Recipe

Festive Roasted Acorn Squash with Cranberry Pecan Glaze

A vibrant and cozy holiday side dish featuring tender roasted acorn squash glazed with a sweet-tart cranberry pecan sauce. It’s a colorful, easy-to-make vegetable dish perfect for festive meals.

⏱ 55 min total 🥣 6 servings ⭐ Easy 🌍 American
Prep15 min
Cook40 min
Total55 min
Serves6

Ingredients

  • 2 medium acorn squash (about 3 pounds total)
  • 3 tablespoons olive oil
  • 1 teaspoon kosher salt
  • 1/2 teaspoon ground cinnamon
  • 1/4 teaspoon freshly ground black pepper
  • 1/2 cup fresh or frozen cranberries
  • 1/4 cup pure maple syrup
  • 1 tablespoon apple cider vinegar
  • 1/3 cup chopped pecans
  • 1 teaspoon finely grated orange zest
  • 1/2 teaspoon ground ginger
  • 1 tablespoon unsalted butter
  • 1/4 cup finely chopped fresh parsley (optional, for garnish)

Instructions

  1. Preheat your oven to 400°F (200°C). Line a large baking sheet with parchment paper or lightly grease it.
  2. Wash the acorn squash. Using a sharp knife, carefully cut each squash in half from stem to tip. Scoop out the seeds and stringy bits from the cavity with a spoon.
  3. Brush the cut sides of the squash halves with 2 tablespoons of olive oil. Sprinkle evenly with salt, cinnamon, and black pepper. Place the squash cut-side down on the prepared baking sheet.
  4. Roast the squash in the preheated oven for about 30 minutes, or until the flesh is fork-tender when pierced near the skin. Cooking time may vary depending on squash size.
  5. While the squash roasts, prepare the cranberry pecan glaze. In a small saucepan over medium heat, combine cranberries, maple syrup, apple cider vinegar, ginger, and orange zest. Cook, stirring frequently, until the cranberries burst and the sauce thickens slightly, about 8-10 minutes.
  6. Remove the glaze from heat and stir in the butter and chopped pecans. The butter adds richness and helps the glaze coat the pecans and cranberries nicely.
  7. Once the squash is roasted, carefully flip each half cut-side up.
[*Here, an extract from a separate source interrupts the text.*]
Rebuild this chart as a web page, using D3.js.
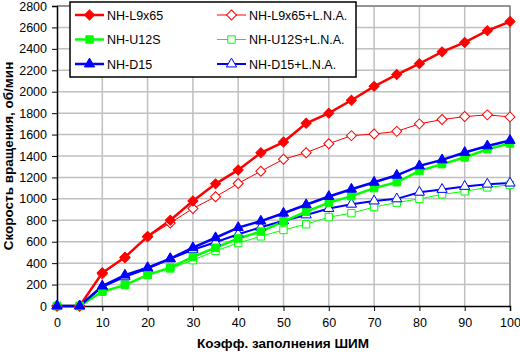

Spoon a generous amount of the warm cranberry pecan glaze into the cavity of each squash half.
  8. Return the squash to the oven for an additional 5 minutes to let the glaze meld and warm through. Remove from the oven, garnish with chopped fresh parsley if desired, and serve warm.

Chef tips

  • If you can’t find acorn squash, delicata or kabocha squash make great alternatives with similar roasting times.
  • Use frozen cranberries if fresh aren’t available; just thaw slightly before cooking the glaze.
  • To save time, the glaze can be made a day ahead and stored in the fridge; reheat gently before using.
  • For a nut-free version, omit the pecans and add toasted pumpkin seeds for crunch instead.

Pros

  • Delivers a balanced sweet and savory flavor perfect for holiday meals.
  • Naturally gluten-free and vegetarian, suiting many dietary preferences.
  • Can be prepared mostly in advance for stress-free holiday cooking.

Cons / watch-outs

  • Requires careful cutting of hard squash, which can be challenging for beginners.
  • Contains nuts, so it’s not suitable for those with nut allergies unless substitutions are made.

Diet & nutrition notes

Diet notes: This dish is vegetarian, gluten-free, and can be made vegan by substituting the butter with a plant-based alternative. It contains nuts and should be avoided or adapted for nut allergies.

Nutrition note: Each serving provides a good source of fiber, vitamin A, vitamin C, and healthy fats from pecans. The natural sugars come mainly from the maple syrup and cranberries, making it a moderately sweet holiday side.